The faintest fleeting trace of a smile. “Now, then: before dinner is ready, shall we return to the library and worship at the altar of absinthe—chaste acolytes though it may render us?”
Ferenc stepped back. “Lead the way.”
34
December 8, 1880
Saturday
H. P. MUNCK EXAMINED THEdingy cuff of his frock coat, the edge of which was heavily soiled, and plucked off a bit of flesh clinging to the fabric. He flicked it away with a muttered curse in his native Circassian language. He then turned his attention back to his wooden barrow, grasping the handles in his rough hands. The bundle inside the barrow was not heavy, certainly less than six stone. Munck was relieved it had not started ripening. The professor had left the last bundle too long, and in the heat of the Indian summer, in the close air of the tunnels, it had begun to turn. With the coming of December, the tunnels were nearly as cold as winter’s clay, and the professor’s bundles would not turn as quickly. For that, Munck was grateful.
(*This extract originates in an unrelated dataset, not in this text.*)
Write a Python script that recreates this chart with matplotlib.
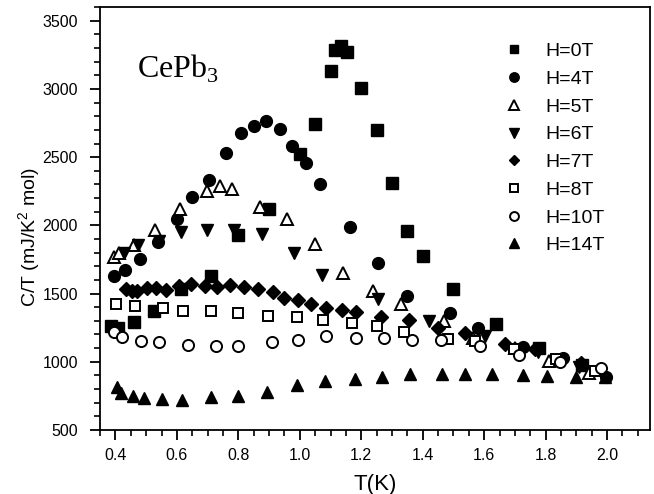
import matplotlib
matplotlib.use("Agg")
import matplotlib.pyplot as plt
from matplotlib.ticker import MultipleLocator

plt.rcParams['font.family'] = ['Liberation Sans', 'DejaVu Sans']
plt.rcParams['mathtext.fontset'] = 'custom'
plt.rcParams['mathtext.rm'] = 'Liberation Sans'
plt.rcParams['mathtext.it'] = 'Liberation Sans:italic'

# ---- data ----
T_0 = [0.385, 0.41, 0.46, 0.525, 0.615, 0.71, 0.80, 0.90, 1.0, 1.05, 1.10, 1.115, 1.135, 1.155,
       1.20, 1.25, 1.30, 1.35, 1.40, 1.50, 1.64, 1.78, 1.92]
C_0 = [1265, 1250, 1294, 1370, 1534, 1627, 1931, 2123, 2522, 2743, 3135, 3283, 3316, 3269,
       3005, 2699, 2311, 1958, 1779, 1534, 1277, 1101, 975]

T_4 = [0.395, 0.43, 0.48, 0.54, 0.60, 0.65, 0.705, 0.76, 0.81, 0.85, 0.89, 0.935, 0.975, 1.02,
       1.065, 1.165, 1.255, 1.35, 1.49, 1.58, 1.725, 1.855, 1.995]
C_4 = [1630, 1670, 1755, 1880, 2045, 2210, 2335, 2530, 2680, 2730, 2765, 2705, 2585, 2455,
       2305, 1985, 1725, 1485, 1355, 1250, 1110, 1030, 885]

T_5 = [0.395, 0.413, 0.46, 0.53, 0.609, 0.697, 0.741, 0.781, 0.872, 0.959, 1.048, 1.142, 1.238,
       1.331, 1.468, 1.565, 1.70, 1.81, 1.94]
C_5 = [1767, 1796, 1858, 1963, 2123, 2249, 2289, 2270, 2135, 2044, 1860, 1649, 1522,
       1424, 1301, 1174, 1100, 1007, 921]

T_6 = [0.427, 0.474, 0.541, 0.612, 0.699, 0.787, 0.877, 0.982, 1.073, 1.255, 1.42, 1.604, 1.775, 1.91]
C_6 = [1796, 1853, 1885, 1948, 1965, 1965, 1939, 1794, 1639, 1458, 1298, 1191, 1075, 960]

T_7 = [0.433, 0.454, 0.47, 0.503, 0.531, 0.566, 0.607, 0.647, 0.691, 0.732, 0.773, 0.819, 0.865,
       0.912, 0.950, 0.994, 1.038, 1.084, 1.137, 1.182, 1.264, 1.357, 1.451, 1.538, 1.668, 1.767, 1.915]
C_7 = [1534, 1522, 1517, 1539, 1539, 1529, 1559, 1571, 1554, 1551, 1564, 1551, 1534,
       1510, 1468, 1452, 1424, 1396, 1381, 1362, 1326, 1306, 1250, 1212, 1130, 1093, 990]

T_8 = [0.403, 0.465, 0.556, 0.621, 0.712, 0.800, 0.896, 0.992, 1.077, 1.170, 1.252, 1.338, 1.481,
       1.571, 1.697, 1.833, 1.96]
C_8 = [1424, 1412, 1392, 1375, 1375, 1355, 1338, 1326, 1303, 1282, 1265, 1216, 1166,
       1151, 1097, 1020, 929]

T_10 = [0.395, 0.422, 0.482, 0.541, 0.636, 0.727, 0.80, 0.909, 0.993, 1.084, 1.184, 1.275, 1.364,
        1.458, 1.586, 1.713, 1.847, 1.979]
C_10 = [1215, 1179, 1154, 1142, 1122, 1118, 1118, 1147, 1162, 1186, 1177, 1177, 1159,
        1157, 1114, 1047, 995, 955]

T_14 = [0.405, 0.418, 0.458, 0.493, 0.553, 0.616, 0.710, 0.80, 0.893, 0.992, 1.083, 1.179, 1.266,
        1.358, 1.464, 1.538, 1.625, 1.726, 1.805, 1.898, 1.993]
C_14 = [818, 774, 750, 738, 725, 718, 743, 750, 782, 831, 860, 877, 892,
        909, 914, 909, 909, 904, 897, 890, 885]

labels = ["H=0T", "H=4T", "H=5T", "H=6T", "H=7T", "H=8T", "H=10T", "H=14T"]
x_ticks = [0.4, 0.6, 0.8, 1.0, 1.2, 1.4, 1.6, 1.8, 2.0]
x_ticklabels = ["0.4", "0.6", "0.8", "1.0", "1.2", "1.4", "1.6", "1.8", "2.0"]
y_ticks = [500, 1000, 1500, 2000, 2500, 3000, 3500]

# ---- plot ----
fig = plt.figure(figsize=(6.54, 4.94), dpi=100)
ax = fig.add_axes([0.153, 0.1296, 0.841, 0.856])

series = [
    (T_0, C_0, dict(marker='s', ms=8, mfc='black', mec='black')),
    (T_4, C_4, dict(marker='o', ms=8.5, mfc='black', mec='black')),
    (T_5, C_5, dict(marker='^', ms=8.5, mfc='white', mec='black', mew=1.4)),
    (T_6, C_6, dict(marker='v', ms=9, mfc='black', mec='black')),
    (T_7, C_7, dict(marker='D', ms=7, mfc='black', mec='black')),
    (T_8, C_8, dict(marker='s', ms=7.5, mfc='white', mec='black', mew=1.4)),
    (T_10, C_10, dict(marker='o', ms=8, mfc='white', mec='black', mew=1.4)),
    (T_14, C_14, dict(marker='^', ms=9, mfc='black', mec='black')),
]
handles = []
for (t, c, st), lab in zip(series, labels):
    h, = ax.plot(t, c, linestyle='none', label=lab, **st)
    handles.append(h)

ax.set_xlim(0.35, 2.14)
ax.set_ylim(500, 3600)
ax.xaxis.set_minor_locator(MultipleLocator(0.05))
ax.yaxis.set_minor_locator(MultipleLocator(100))
ax.set_xticks(x_ticks)
ax.set_xticklabels(x_ticklabels)
ax.set_yticks(y_ticks)
ax.tick_params(which='major', direction='out', length=7, width=1.3, labelsize=11.5)
ax.tick_params(axis='x', which='major', pad=6)
ax.tick_params(axis='y', which='major', pad=9)
ax.tick_params(which='minor', direction='out', length=4, width=1.2)
for s in ax.spines.values():
    s.set_linewidth(1.3)

ax.set_xlabel("T(K)", fontsize=16)
ax.xaxis.set_label_coords(0.50, -0.105)
ax.set_ylabel(r"C/T (mJ/K$^2$ mol)", fontsize=14)
ax.yaxis.set_label_coords(-0.105, 0.456)

ax.text(0.067, 0.832, r"CePb$_{\mathregular{3}}$", transform=ax.transAxes, fontsize=23,
        family='Liberation Serif', ha='left', va='baseline')

leg = ax.legend(handles=[plt.Line2D([], [], linestyle='none', marker=h.get_marker(),
                                    ms=h.get_markersize() * 0.8, mfc=h.get_markerfacecolor(),
                                    mec='black', mew=h.get_markeredgewidth())
                         for h in handles],
                labels=labels, loc='upper left', bbox_to_anchor=(0.718, 0.939),
                frameon=False, fontsize=14, handlelength=1.0, handletextpad=1.1,
                labelspacing=0.52, borderpad=0)

fig.savefig("out.png", dpi=100)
Munck wheeled the barrow along the damp corridor, the wooden wheel creaking with each rotation. At regular intervals, guttering torches set into wrought iron sconces in the brick walls cast feeble yellow light, illuminating the streaks of niter, black mold, and damp that stained the walls. These tunnels lay under what had been a foul alley known as Cow Bay, previously home to an ancient subterranean pumping station dating back to the Collect Pond, during the days of the early Dutch settlers. The waterworks had been shut down and sealed a year ago. This, as the professor had told him, had been a great stroke of good fortune. The professor had had him break through the back wall of a disused coal tunnel that once serviced the building above: Shottum’s Cabinet of Natural Productions and Curiosities, a popular museum of oddities and freaks of nature. That breakthrough gained access to a maze of maintenance tunnels, passageways, and catwalks that had once served the old pumping station, now sealed off from the world above. He had then helped the professor move his laboratory and surgery from the third floor of Shottum’s Cabinet of Curiosities into the reclaimed tunnels.
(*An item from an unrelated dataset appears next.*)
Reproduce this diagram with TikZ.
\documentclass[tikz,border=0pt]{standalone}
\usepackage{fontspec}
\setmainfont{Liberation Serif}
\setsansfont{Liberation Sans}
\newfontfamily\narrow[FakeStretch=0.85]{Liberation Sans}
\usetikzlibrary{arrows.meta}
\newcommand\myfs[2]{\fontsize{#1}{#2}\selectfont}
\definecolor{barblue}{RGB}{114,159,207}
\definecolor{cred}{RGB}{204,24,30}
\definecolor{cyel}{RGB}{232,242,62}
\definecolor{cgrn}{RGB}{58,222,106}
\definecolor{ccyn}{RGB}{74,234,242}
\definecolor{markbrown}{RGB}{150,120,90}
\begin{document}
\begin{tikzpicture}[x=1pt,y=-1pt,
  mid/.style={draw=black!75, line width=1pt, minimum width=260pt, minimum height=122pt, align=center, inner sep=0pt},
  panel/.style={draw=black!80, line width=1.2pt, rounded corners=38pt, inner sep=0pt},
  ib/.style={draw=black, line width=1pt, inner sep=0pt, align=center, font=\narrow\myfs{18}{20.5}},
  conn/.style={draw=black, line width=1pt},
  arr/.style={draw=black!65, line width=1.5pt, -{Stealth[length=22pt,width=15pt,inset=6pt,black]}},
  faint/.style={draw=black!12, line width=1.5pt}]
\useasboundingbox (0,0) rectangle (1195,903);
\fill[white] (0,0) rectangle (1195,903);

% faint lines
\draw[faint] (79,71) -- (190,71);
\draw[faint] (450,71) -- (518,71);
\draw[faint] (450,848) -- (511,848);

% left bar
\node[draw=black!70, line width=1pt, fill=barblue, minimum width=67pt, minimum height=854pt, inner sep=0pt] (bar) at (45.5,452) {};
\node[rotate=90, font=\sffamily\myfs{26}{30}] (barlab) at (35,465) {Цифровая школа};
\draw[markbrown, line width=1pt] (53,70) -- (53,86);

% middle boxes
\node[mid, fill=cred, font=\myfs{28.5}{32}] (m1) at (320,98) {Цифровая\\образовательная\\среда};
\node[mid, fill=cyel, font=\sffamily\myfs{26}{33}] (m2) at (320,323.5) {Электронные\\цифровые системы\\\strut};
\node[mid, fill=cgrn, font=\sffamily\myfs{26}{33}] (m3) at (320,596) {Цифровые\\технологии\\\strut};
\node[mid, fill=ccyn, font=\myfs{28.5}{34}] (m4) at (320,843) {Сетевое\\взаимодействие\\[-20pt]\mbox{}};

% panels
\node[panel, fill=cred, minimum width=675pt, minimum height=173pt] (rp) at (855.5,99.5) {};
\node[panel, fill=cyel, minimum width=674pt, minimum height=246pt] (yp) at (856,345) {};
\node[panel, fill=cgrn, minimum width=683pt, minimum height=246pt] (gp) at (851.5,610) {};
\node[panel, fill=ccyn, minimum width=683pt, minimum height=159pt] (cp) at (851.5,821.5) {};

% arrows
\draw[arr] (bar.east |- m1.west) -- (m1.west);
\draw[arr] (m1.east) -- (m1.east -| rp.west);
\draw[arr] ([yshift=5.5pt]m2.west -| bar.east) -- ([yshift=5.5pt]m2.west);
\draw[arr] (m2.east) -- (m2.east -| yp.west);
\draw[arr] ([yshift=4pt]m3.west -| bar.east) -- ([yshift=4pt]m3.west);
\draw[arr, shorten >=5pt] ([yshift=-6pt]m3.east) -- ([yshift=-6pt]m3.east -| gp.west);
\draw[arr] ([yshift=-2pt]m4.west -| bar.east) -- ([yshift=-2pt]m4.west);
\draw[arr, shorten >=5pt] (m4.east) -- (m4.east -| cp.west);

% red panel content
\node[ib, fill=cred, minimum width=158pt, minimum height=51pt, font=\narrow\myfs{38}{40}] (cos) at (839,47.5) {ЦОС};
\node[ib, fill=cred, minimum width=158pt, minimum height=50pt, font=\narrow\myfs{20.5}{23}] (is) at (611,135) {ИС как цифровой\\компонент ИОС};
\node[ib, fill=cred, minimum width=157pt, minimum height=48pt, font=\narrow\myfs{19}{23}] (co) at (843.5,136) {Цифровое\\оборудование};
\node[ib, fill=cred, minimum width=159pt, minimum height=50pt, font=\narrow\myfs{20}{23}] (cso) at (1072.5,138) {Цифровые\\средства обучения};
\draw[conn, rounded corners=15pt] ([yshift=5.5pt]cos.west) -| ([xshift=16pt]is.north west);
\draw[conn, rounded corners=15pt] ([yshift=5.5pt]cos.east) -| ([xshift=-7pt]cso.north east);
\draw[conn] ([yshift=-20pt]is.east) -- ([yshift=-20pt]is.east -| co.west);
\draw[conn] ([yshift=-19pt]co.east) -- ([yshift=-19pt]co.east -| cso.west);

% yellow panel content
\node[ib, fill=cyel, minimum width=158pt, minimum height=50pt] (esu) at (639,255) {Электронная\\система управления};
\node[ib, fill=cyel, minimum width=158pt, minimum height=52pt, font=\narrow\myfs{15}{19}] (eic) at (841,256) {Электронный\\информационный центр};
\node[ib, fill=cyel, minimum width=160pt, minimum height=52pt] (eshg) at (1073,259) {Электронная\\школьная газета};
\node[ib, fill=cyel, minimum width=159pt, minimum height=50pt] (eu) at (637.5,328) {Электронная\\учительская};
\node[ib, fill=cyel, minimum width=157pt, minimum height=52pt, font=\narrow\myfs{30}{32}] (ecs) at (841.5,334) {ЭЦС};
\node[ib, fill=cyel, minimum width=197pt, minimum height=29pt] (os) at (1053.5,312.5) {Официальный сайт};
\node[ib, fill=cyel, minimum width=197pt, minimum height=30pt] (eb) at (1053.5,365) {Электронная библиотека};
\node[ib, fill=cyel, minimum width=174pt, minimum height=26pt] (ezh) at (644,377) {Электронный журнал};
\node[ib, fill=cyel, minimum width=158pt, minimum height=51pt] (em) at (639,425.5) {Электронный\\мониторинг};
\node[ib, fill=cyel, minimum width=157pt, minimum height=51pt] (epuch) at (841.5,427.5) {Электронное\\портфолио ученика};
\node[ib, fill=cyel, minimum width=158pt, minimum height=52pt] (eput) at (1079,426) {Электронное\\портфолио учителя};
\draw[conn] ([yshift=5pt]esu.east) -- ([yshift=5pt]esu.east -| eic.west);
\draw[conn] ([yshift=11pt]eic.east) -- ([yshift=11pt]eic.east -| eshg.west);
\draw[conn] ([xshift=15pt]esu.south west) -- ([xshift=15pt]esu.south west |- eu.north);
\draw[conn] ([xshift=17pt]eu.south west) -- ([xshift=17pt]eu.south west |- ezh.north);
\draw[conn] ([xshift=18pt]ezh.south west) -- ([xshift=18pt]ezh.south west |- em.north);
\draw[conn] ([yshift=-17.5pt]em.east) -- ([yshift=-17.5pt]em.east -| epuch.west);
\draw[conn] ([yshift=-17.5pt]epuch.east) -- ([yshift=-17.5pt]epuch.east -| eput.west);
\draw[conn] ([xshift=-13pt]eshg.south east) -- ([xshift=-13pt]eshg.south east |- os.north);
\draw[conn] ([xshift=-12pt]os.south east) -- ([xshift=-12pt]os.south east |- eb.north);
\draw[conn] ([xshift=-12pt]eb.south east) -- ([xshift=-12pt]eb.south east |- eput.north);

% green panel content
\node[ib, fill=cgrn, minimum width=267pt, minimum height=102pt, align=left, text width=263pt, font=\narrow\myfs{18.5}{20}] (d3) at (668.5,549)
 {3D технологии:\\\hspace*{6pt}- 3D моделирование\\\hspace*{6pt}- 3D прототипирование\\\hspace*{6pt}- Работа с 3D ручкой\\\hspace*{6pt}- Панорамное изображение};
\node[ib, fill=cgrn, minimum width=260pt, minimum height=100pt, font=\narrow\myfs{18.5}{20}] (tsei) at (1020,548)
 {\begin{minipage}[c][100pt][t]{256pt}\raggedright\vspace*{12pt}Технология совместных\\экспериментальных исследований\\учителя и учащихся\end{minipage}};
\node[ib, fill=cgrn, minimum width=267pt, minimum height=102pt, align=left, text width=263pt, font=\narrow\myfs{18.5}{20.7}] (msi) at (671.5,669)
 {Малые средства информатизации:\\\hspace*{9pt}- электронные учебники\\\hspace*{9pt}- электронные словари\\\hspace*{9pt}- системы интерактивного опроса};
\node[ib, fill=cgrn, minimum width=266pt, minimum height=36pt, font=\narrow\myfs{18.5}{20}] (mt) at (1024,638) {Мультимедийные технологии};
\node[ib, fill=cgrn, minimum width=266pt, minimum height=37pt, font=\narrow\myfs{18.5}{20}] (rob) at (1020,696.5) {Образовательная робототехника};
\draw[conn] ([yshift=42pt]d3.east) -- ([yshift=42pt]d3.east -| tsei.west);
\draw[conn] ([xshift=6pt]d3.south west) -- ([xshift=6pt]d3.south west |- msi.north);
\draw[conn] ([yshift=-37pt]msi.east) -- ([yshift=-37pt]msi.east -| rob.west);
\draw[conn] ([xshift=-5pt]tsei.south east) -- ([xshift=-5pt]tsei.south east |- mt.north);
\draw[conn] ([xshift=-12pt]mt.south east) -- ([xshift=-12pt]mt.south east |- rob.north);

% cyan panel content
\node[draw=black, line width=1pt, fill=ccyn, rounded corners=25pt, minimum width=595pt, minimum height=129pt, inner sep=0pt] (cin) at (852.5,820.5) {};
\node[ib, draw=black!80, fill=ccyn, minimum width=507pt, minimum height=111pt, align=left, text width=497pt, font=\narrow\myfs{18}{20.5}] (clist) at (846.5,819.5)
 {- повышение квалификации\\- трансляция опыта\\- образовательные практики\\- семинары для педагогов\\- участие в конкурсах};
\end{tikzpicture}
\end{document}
He turned a corner with the barrow, walking slowly. A cluster of wolf spiders scurried away, their eyes pinpoints of light on the dark walls. Munck ignored them and continued pushing the barrow, turning the final corner. Here he passed through the short tunnel he had excavated connecting the coal tunnel to the waterworks, walls and ceiling freshly bricked and vaulted. Now he entered the old coal tunnel that had originally serviced the boiler for Shottum’s Cabinet. He took a torch from the side of the barrow, raised and lit it from the last sconce in the tunnel, then held it up. The flaring light revealed the straight passageway ahead, arched in stone and brick, old lumps of coal strewn along its length. Both sides of the tunnel held a series of arched niches, about three feet across and five high, half of which were crudely bricked up. Water glistened on the walls, and he heard a faint, irregular chorus of drips. Otherwise, all was still.
He took another step, pushing the barrow with one hand while holding the torch in the other, and stopped alongside an unbricked alcove. Here, on the tunnel floor, lay a stack of bricks, a bucket of water, a mixing trough, a burlap bag of mortar, a trowel, and a mortar hoe.
Holding the torch before him, he illuminated the interior of the niche. Two bodies were folded inside, shrouded by surgeon’s sheets, stiffened by the stains that had crept through before drying. The rats had gotten to them—they always did, Munck thought—and chewed through the shrouds in a number of places. One large piece had fallen away to reveal the decomposing remnants of an arm and shoulder, the purple flesh falling from the bones, a bit of rotted lace from the cuff still circling the wrist.